By Alan Baldwin
BARCELONA (Reuters) - Fernando Alonso astonished fans and Formula One rivals on Saturday by qualifying seventh for his home Spanish Grand Prix in a McLaren that had been the slowest car on track a day earlier -- when actually moving.
"I think it surprised everybody," said the Spaniard's former Ferrari (NYSE:RACE) team mate Felipe Massa, who qualified his Williams two places behind. "Fernando did an amazing job.
"I think he got some speed in Indianapolis," added the Brazilian referring to Alonso's rookie orientation at the famed Brickyard last week when he recorded a top speed of 222.548 mph (358.156 kph).
Alonso, who will skip the May 28 Monaco Grand Prix to compete in the Indy 500 on the same day in two weeks' time, had seized the headlines on Friday when his Honda-powered car broke down at the start of practice.
He went off to play tennis, spending more time on the court than in the car that day, before returning to prop up the timesheets in the afternoon and discuss the damage to Honda's reputation.
The transformation 24 hours later was entirely unexpected, even for the fans still trekking to the Circuit de Catalunya out of loyalty to the double world champion who is still the only Spaniard to win a grand prix.

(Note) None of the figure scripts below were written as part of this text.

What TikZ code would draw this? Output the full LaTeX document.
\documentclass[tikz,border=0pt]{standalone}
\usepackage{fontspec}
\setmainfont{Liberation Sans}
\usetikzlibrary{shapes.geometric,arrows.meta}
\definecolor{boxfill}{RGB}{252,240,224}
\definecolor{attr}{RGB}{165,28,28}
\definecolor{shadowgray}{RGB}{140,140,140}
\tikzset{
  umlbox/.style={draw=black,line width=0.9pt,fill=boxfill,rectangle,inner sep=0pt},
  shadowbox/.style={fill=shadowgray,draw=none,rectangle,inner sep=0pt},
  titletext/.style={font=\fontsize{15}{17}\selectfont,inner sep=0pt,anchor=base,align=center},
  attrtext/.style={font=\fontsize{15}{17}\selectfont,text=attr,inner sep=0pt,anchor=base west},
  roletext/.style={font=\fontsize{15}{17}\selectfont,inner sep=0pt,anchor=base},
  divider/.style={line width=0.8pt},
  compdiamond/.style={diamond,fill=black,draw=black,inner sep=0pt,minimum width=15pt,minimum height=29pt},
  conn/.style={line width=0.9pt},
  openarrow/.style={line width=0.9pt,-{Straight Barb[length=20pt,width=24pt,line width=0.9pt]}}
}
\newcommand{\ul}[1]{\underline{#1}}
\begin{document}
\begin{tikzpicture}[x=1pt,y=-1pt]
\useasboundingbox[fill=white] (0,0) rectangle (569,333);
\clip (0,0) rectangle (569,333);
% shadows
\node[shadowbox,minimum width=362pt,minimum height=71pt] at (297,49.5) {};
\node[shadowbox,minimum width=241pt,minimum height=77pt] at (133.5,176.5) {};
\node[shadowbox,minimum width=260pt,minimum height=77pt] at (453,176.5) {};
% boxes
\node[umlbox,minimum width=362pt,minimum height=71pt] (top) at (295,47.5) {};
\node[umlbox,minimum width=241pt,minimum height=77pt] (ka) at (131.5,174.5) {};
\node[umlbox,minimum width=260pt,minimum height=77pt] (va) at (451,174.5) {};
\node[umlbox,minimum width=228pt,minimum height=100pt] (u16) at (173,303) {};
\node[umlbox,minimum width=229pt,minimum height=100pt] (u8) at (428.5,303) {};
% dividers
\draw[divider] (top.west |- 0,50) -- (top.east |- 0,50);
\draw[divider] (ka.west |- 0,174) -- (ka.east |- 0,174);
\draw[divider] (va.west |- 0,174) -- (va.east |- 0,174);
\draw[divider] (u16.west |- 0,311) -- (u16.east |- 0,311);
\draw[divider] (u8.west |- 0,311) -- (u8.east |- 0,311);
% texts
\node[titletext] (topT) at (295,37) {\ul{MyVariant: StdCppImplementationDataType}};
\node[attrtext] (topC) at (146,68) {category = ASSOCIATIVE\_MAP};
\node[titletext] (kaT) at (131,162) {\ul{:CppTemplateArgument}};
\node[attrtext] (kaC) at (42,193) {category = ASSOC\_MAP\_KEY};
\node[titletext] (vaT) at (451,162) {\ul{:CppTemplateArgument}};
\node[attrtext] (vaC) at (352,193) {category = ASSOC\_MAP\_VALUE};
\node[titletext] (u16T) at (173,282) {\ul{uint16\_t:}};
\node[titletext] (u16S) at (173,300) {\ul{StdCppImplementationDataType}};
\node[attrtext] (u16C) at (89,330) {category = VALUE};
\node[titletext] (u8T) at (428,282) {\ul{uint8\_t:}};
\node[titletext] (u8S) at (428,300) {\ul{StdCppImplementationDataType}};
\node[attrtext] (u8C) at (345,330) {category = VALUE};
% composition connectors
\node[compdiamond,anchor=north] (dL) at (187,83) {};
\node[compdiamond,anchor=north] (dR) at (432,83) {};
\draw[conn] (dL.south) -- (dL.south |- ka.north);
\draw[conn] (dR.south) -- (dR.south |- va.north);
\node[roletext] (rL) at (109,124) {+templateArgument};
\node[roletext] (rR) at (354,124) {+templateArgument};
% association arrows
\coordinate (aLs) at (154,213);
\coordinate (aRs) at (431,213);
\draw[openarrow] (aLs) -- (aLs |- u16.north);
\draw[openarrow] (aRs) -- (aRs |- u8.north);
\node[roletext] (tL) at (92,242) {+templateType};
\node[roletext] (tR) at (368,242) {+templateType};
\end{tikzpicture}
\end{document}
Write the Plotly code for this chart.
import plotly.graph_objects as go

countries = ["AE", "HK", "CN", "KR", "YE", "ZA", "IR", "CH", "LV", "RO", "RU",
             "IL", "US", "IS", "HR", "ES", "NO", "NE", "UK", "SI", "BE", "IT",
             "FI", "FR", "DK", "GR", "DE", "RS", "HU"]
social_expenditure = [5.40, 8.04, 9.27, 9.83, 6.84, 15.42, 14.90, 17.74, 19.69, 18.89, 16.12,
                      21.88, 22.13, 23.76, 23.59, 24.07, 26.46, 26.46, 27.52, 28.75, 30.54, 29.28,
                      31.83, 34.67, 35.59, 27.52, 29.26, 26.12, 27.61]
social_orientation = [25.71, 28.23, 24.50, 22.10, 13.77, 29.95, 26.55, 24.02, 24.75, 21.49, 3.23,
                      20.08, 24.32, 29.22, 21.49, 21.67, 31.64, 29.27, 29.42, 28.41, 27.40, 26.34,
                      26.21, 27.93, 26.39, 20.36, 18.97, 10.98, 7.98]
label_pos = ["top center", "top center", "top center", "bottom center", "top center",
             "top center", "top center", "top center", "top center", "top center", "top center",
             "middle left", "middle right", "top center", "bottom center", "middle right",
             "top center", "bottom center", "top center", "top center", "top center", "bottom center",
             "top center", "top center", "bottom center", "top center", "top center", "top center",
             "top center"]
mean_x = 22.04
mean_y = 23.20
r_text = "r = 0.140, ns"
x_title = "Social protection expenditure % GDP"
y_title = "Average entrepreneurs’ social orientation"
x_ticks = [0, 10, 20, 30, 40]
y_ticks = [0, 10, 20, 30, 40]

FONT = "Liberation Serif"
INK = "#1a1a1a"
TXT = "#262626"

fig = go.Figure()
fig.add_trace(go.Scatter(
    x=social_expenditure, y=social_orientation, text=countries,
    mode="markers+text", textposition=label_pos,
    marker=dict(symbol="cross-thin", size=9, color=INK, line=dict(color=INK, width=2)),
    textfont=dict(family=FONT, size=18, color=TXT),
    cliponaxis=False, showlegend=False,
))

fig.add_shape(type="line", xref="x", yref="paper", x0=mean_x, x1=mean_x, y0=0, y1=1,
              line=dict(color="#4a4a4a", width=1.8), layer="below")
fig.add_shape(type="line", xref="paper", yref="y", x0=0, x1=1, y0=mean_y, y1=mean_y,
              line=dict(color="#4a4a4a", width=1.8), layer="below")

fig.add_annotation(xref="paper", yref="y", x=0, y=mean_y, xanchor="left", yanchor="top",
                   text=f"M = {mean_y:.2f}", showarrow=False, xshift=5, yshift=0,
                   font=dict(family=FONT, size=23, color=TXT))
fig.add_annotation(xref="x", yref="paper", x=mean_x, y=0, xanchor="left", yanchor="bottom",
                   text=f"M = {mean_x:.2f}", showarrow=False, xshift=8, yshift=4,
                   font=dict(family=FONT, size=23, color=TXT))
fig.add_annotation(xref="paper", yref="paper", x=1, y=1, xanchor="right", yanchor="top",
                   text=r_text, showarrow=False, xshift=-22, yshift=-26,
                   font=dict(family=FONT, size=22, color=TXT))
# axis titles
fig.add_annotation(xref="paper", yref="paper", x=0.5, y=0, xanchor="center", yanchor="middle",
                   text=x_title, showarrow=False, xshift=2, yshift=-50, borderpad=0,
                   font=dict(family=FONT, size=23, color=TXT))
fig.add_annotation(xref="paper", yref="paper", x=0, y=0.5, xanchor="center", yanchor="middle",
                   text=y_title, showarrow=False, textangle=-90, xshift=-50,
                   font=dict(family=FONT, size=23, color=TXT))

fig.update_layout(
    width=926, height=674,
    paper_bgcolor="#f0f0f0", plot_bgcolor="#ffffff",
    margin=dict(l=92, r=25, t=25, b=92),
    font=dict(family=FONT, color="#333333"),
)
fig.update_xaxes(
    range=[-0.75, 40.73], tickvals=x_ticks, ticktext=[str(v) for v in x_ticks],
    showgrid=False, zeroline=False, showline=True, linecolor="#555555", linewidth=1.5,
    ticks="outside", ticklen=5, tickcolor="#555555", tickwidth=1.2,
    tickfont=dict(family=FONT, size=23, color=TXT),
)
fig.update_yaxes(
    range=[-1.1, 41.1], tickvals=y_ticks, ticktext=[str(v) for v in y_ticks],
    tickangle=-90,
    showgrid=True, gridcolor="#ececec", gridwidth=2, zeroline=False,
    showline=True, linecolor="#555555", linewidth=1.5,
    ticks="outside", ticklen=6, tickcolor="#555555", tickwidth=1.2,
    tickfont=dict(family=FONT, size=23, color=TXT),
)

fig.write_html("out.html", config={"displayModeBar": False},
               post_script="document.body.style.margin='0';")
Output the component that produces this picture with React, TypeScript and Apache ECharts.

He was far quicker than highly-rated rookie team mate Stoffel Vandoorne, who qualified 19th, and in the top 10 on the grid for the first time this year.
Alonso has finished only one in four races so far this season, with McLaren yet to score a point, and he failed to start in Russia two weeks ago when the car halted on the formation lap.
Asked whether he was confident he would be starting and finishing on Sunday, the 35-year-old was unwilling to tempt fate.
"I am more or less confident. I don't have 100 percent confidence," he said. "Yesterday was a difficult day with another failure, so you can't go into tomorrow with 100 percent confidence.
"But I am pretty sure that we keep learning from the things that are happening to the cars. I have a good feeling for tomorrow.
"Some weekends start in a good way and everything goes in the wrong direction. Some weekends start wrong, but at some point in the weekend everything goes right. Today everything went right and I still have the feeling that tomorrow is going to be okay."
Alonso said the giddy heights of seventh on the grid had not made him regret in any way his decision to miss Monaco, where overtaking is extremely difficult and points would be a definite possibility from such a position.
"I have minus zero regrets about missing Monaco," he declared.
"I will race in the Indy 500, one of the biggest races in the world. There are six cars -- two Mercedes, two Ferraris, two Red Bulls - that will be unbeatable for the next couple of races, so to fight for seventh place in Monaco? No thanks."